Can be used in shell

Can read from stdin and write to stdout

avodonosov · on March 16, 2023

csvsql is the first google result for "sql in command line for csv"

https://towardsdatascience.com/analyze-csvs-with-sql-in-comm...

coldtea · on March 16, 2023

Yes, I know. It's not that there isn't several ways to do it, it's that it's not really a good fit for the command line, except in the "I want to reuse SQL that I already know".

The problem isn't in having a way to use SQL to query the data from the command line, it's that SQL is long winded and with syntax not really fit in a traditional shell pipeline.

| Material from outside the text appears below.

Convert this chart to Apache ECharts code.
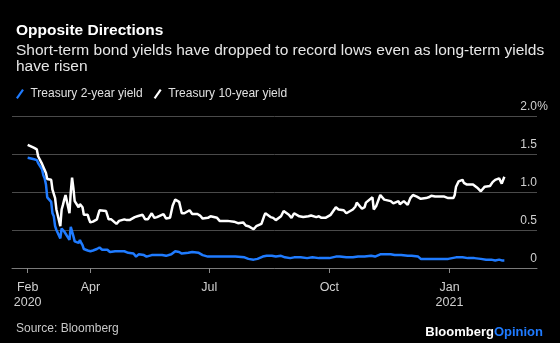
<!DOCTYPE html>
<html>
<head>
<meta charset="utf-8">
<script src="https://cdn.jsdelivr.net/npm/echarts@6/dist/echarts.min.js"></script>
<style>
html,body{margin:0;padding:0;background:#000;}
#chart{width:560px;height:343px;}
</style>
</head>
<body>
<div id="chart"></div>
<script>
// Treasury 10-year yield (%)
const dates10 = ["2020-02-13","2020-02-18","2020-02-20","2020-02-21","2020-02-24","2020-02-25","2020-02-26","2020-02-27","2020-02-28","2020-03-02","2020-03-03","2020-03-04","2020-03-05","2020-03-06","2020-03-09","2020-03-10","2020-03-11","2020-03-12","2020-03-13","2020-03-16","2020-03-17","2020-03-18","2020-03-19","2020-03-20","2020-03-23","2020-03-24","2020-03-25","2020-03-26","2020-03-27","2020-03-30","2020-03-31","2020-04-01","2020-04-03","2020-04-06","2020-04-08","2020-04-09","2020-04-13","2020-04-14","2020-04-15","2020-04-17","2020-04-21","2020-04-23","2020-04-27","2020-04-29","2020-05-01","2020-05-05","2020-05-07","2020-05-08","2020-05-11","2020-05-13","2020-05-15","2020-05-18","2020-05-20","2020-05-22","2020-05-27","2020-05-29","2020-06-01","2020-06-03","2020-06-05","2020-06-08","2020-06-10","2020-06-12","2020-06-16","2020-06-18","2020-06-22","2020-06-24","2020-06-26","2020-06-30","2020-07-02","2020-07-07","2020-07-09","2020-07-13","2020-07-15","2020-07-20","2020-07-23","2020-07-27","2020-07-29","2020-07-31","2020-08-04","2020-08-06","2020-08-10","2020-08-12","2020-08-13","2020-08-17","2020-08-19","2020-08-21","2020-08-25","2020-08-27","2020-08-31","2020-09-02","2020-09-04","2020-09-08","2020-09-11","2020-09-15","2020-09-17","2020-09-21","2020-09-23","2020-09-25","2020-09-28","2020-09-30","2020-10-02","2020-10-06","2020-10-08","2020-10-12","2020-10-14","2020-10-16","2020-10-19","2020-10-21","2020-10-22","2020-10-26","2020-10-28","2020-10-29","2020-10-30","2020-11-03","2020-11-04","2020-11-06","2020-11-09","2020-11-10","2020-11-12","2020-11-13","2020-11-17","2020-11-19","2020-11-20","2020-11-23","2020-11-24","2020-11-27","2020-11-30","2020-12-02","2020-12-04","2020-12-07","2020-12-10","2020-12-14","2020-12-16","2020-12-18","2020-12-21","2020-12-23","2020-12-28","2020-12-31","2021-01-04","2021-01-05","2021-01-06","2021-01-08","2021-01-11","2021-01-12","2021-01-14","2021-01-19","2021-01-20","2021-01-22","2021-01-25","2021-01-26","2021-01-28","2021-02-01","2021-02-03","2021-02-05","2021-02-08","2021-02-10","2021-02-12"];
const values10 = [1.62,1.58,1.56,1.47,1.37,1.33,1.31,1.25,1.17,1.16,1.03,1.02,0.92,0.77,0.55,0.77,0.83,0.90,0.96,0.72,1.00,1.19,1.05,0.88,0.80,0.84,0.85,0.80,0.70,0.70,0.64,0.60,0.61,0.64,0.76,0.74,0.75,0.73,0.64,0.64,0.58,0.62,0.64,0.63,0.63,0.67,0.68,0.70,0.70,0.64,0.64,0.72,0.66,0.67,0.71,0.65,0.66,0.82,0.90,0.87,0.72,0.72,0.76,0.71,0.71,0.69,0.65,0.66,0.68,0.66,0.62,0.62,0.62,0.61,0.59,0.60,0.56,0.55,0.51,0.55,0.58,0.68,0.72,0.67,0.66,0.63,0.68,0.75,0.70,0.66,0.72,0.68,0.67,0.68,0.69,0.67,0.68,0.66,0.66,0.68,0.70,0.80,0.77,0.76,0.72,0.74,0.77,0.81,0.86,0.78,0.80,0.86,0.88,0.93,0.77,0.82,0.96,0.95,0.90,0.92,0.88,0.85,0.86,0.88,0.84,0.88,0.83,0.92,0.96,0.94,0.91,0.92,0.93,0.95,0.94,0.94,0.94,0.92,0.92,0.96,1.07,1.14,1.16,1.12,1.10,1.10,1.09,1.06,1.01,1.03,1.07,1.08,1.13,1.16,1.18,1.11,1.20];

// Treasury 2-year yield (%)
const dates2 = ["2020-02-13","2020-02-18","2020-02-20","2020-02-21","2020-02-24","2020-02-25","2020-02-26","2020-02-27","2020-02-28","2020-03-02","2020-03-03","2020-03-04","2020-03-05","2020-03-06","2020-03-09","2020-03-10","2020-03-11","2020-03-12","2020-03-13","2020-03-16","2020-03-17","2020-03-18","2020-03-19","2020-03-20","2020-03-23","2020-03-24","2020-03-25","2020-03-26","2020-03-27","2020-03-30","2020-04-01","2020-04-03","2020-04-06","2020-04-08","2020-04-10","2020-04-14","2020-04-16","2020-04-20","2020-04-23","2020-04-27","2020-04-30","2020-05-04","2020-05-06","2020-05-08","2020-05-12","2020-05-14","2020-05-18","2020-05-21","2020-05-26","2020-05-29","2020-06-02","2020-06-05","2020-06-08","2020-06-10","2020-06-15","2020-06-18","2020-06-23","2020-06-26","2020-06-30","2020-07-07","2020-07-14","2020-07-21","2020-07-28","2020-07-31","2020-08-04","2020-08-07","2020-08-11","2020-08-14","2020-08-18","2020-08-21","2020-08-25","2020-08-28","2020-09-01","2020-09-04","2020-09-09","2020-09-14","2020-09-18","2020-09-23","2020-09-28","2020-10-01","2020-10-06","2020-10-09","2020-10-14","2020-10-19","2020-10-23","2020-10-28","2020-11-02","2020-11-05","2020-11-09","2020-11-12","2020-11-17","2020-11-20","2020-11-25","2020-11-30","2020-12-03","2020-12-08","2020-12-10","2020-12-15","2020-12-21","2020-12-28","2020-12-31","2021-01-06","2021-01-11","2021-01-15","2021-01-20","2021-01-25","2021-01-29","2021-02-02","2021-02-05","2021-02-08","2021-02-10","2021-02-12"];
const values2 = [1.45,1.43,1.42,1.38,1.30,1.22,1.18,1.10,0.93,0.87,0.72,0.68,0.55,0.50,0.39,0.52,0.50,0.48,0.50,0.37,0.54,0.52,0.42,0.35,0.33,0.37,0.33,0.30,0.25,0.23,0.22,0.23,0.25,0.27,0.24,0.24,0.21,0.22,0.22,0.22,0.20,0.19,0.15,0.18,0.17,0.15,0.17,0.17,0.17,0.16,0.18,0.22,0.21,0.19,0.20,0.21,0.20,0.17,0.15,0.15,0.15,0.15,0.14,0.12,0.11,0.12,0.15,0.16,0.16,0.15,0.16,0.14,0.13,0.14,0.14,0.13,0.14,0.13,0.13,0.13,0.15,0.15,0.14,0.14,0.15,0.15,0.16,0.15,0.18,0.18,0.18,0.17,0.17,0.16,0.16,0.15,0.12,0.12,0.12,0.12,0.12,0.14,0.14,0.13,0.13,0.12,0.11,0.11,0.10,0.11,0.10,0.10];

// Axis ticks / labels
const xTickDates = ["2020-02-13","2020-04-01","2020-07-01","2020-10-01","2021-01-01"];
const xTickLabels = ["Feb\n2020","Apr","Jul","Oct","Jan\n2021"];
const yTicks = [0, 0.5, 1.0, 1.5, 2.0];
const yTickLabels = ["0","0.5","1.0","1.5","2.0%"];

const seriesNames = ["Treasury 2-year yield","Treasury 10-year yield"];
const BLUE = '#1f7bff';
const FONT = '"Liberation Sans", Arial, Helvetica, sans-serif';

const ts = s => { const p = s.split('-'); return Date.UTC(+p[0], +p[1]-1, +p[2]); };
const tickTs = xTickDates.map(ts);

const chart = echarts.init(document.getElementById('chart'), null, {renderer:'canvas'});
const option = {
  backgroundColor: '#000',
  animation: false,
  textStyle: {fontFamily: FONT},
  title: [
    {text: 'Opposite Directions', left: 11, top: 17,
     textStyle: {color:'#fff', fontSize: 15.5, fontWeight:'bold', fontFamily: FONT, lineHeight: 18}},
    {text: 'Short-term bond yields have dropped to record lows even as long-term yields\nhave risen', left: 11, top: 37,
     textStyle: {color:'#e6e6e6', fontSize: 15.5, fontWeight:'normal', fontFamily: FONT, lineHeight: 16.8}},
    {text: 'Source: Bloomberg', left: 11, top: 317,
     textStyle: {color:'#c8c8c8', fontSize: 12, fontWeight:'normal', fontFamily: FONT, lineHeight: 14}},
    {text: '{a|Bloomberg}{b|Opinion}', right: 12, top: 321,
     textStyle: {rich: {
       a: {color:'#fff', fontSize: 13, fontWeight:'bold', fontFamily: FONT},
       b: {color: BLUE, fontSize: 13, fontWeight:'bold', fontFamily: FONT}
     }}}
  ],
  legend: {
    left: 11, top: 83,
    itemWidth: 9, itemHeight: 10, itemGap: 11,
    icon: 'path://M0,10 L7,0 L9,1.4 L2,11.4 Z',
    textStyle: {color:'#e0e0e0', fontSize: 12, fontFamily: FONT, padding:[0,0,0,1]},
    data: seriesNames
  },
  grid: {left: 12, right: 23, top: 116, bottom: 75, containLabel: false},
  xAxis: {
    type: 'value',
    min: ts('2020-02-01'),
    max: ts('2021-03-09'),
    axisLine: {show: true, lineStyle: {color:'#7a7a7a', width: 1}},
    axisTick: {show: true, length: 5, lineStyle: {color:'#8a8a8a'}, customValues: tickTs},
    axisLabel: {
      customValues: tickTs,
      color:'#d0d0d0', fontSize: 12.5, fontFamily: FONT, lineHeight: 15, margin: 12, align:'center',
      formatter: function (v) {
        const i = tickTs.indexOf(v);
        return i >= 0 ? xTickLabels[i] : '';
      }
    },
    splitLine: {show: false}
  },
  yAxis: {
    type: 'value',
    position: 'right',
    min: 0, max: 2, interval: 0.5,
    axisLine: {show: false},
    axisTick: {show: false},
    splitLine: {lineStyle: {color:'#4a4a4a', width: 1}},
    axisLabel: {
      inside: true,
      margin: -11,
      verticalAlign: 'bottom',
      color:'#d0d0d0', fontSize: 12, fontFamily: FONT,
      formatter: function (v) {
        const i = yTicks.findIndex(t => Math.abs(t - v) < 1e-9);
        const s = i >= 0 ? yTickLabels[i] : '';
        if (s.endsWith('%')) return '{n|' + s.slice(0, -1) + '}{p|%}';
        return '{n|' + s + '}{p| }';
      },
      rich: {
        n: {color:'#d0d0d0', fontSize: 12, fontFamily: FONT, lineHeight: 14, padding:[0,0,4,0]},
        p: {color:'#d0d0d0', fontSize: 12, fontFamily: FONT, lineHeight: 14, width: 11, align:'left', padding:[0,0,4,0]}
      }
    }
  },
  series: [
    {name: seriesNames[0], type: 'line', showSymbol: false, symbol: 'none',
     lineStyle: {color: BLUE, width: 2.5}, itemStyle: {color: BLUE},
     data: dates2.map((d, i) => [ts(d), values2[i]])},
    {name: seriesNames[1], type: 'line', showSymbol: false, symbol: 'none',
     lineStyle: {color: '#ffffff', width: 2.5}, itemStyle: {color: '#ffffff'},
     data: dates10.map((d, i) => [ts(d), values10[i]])}
  ]
};
chart.setOption(option);
</script>
</body>
</html>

avodonosov · on March 16, 2023

I submitted a ticket: https://github.com/johnkerl/miller/issues/1235

garciasn · on March 16, 2023

1. Because it doesn't use SQL syntax.

2. Because it's closer to an amalgamation of the standard shell scripting tools (cut, sort, jq, etc) than it is to a SQL variant.

kbouck · on March 17, 2023

and miller also has a powerful (and intuitive imo.) dsl should you need to go beyond what the simple command line switches offer.

so, it remains simple and concise for the easy problems, yet can scale up to address the trickier ones as well.

i've used csvkit, sqlite, jq, etc. miller is my favorite tool for data-fu (with sqlite being a close 2nd)

LMMojo · on March 16, 2023

Because SQL (Structured Query Language) is the language used to access/manipulate the data, not the name for that kind of data. There have been, and are, many databases, which essentially use tabular data, which are not SQL database.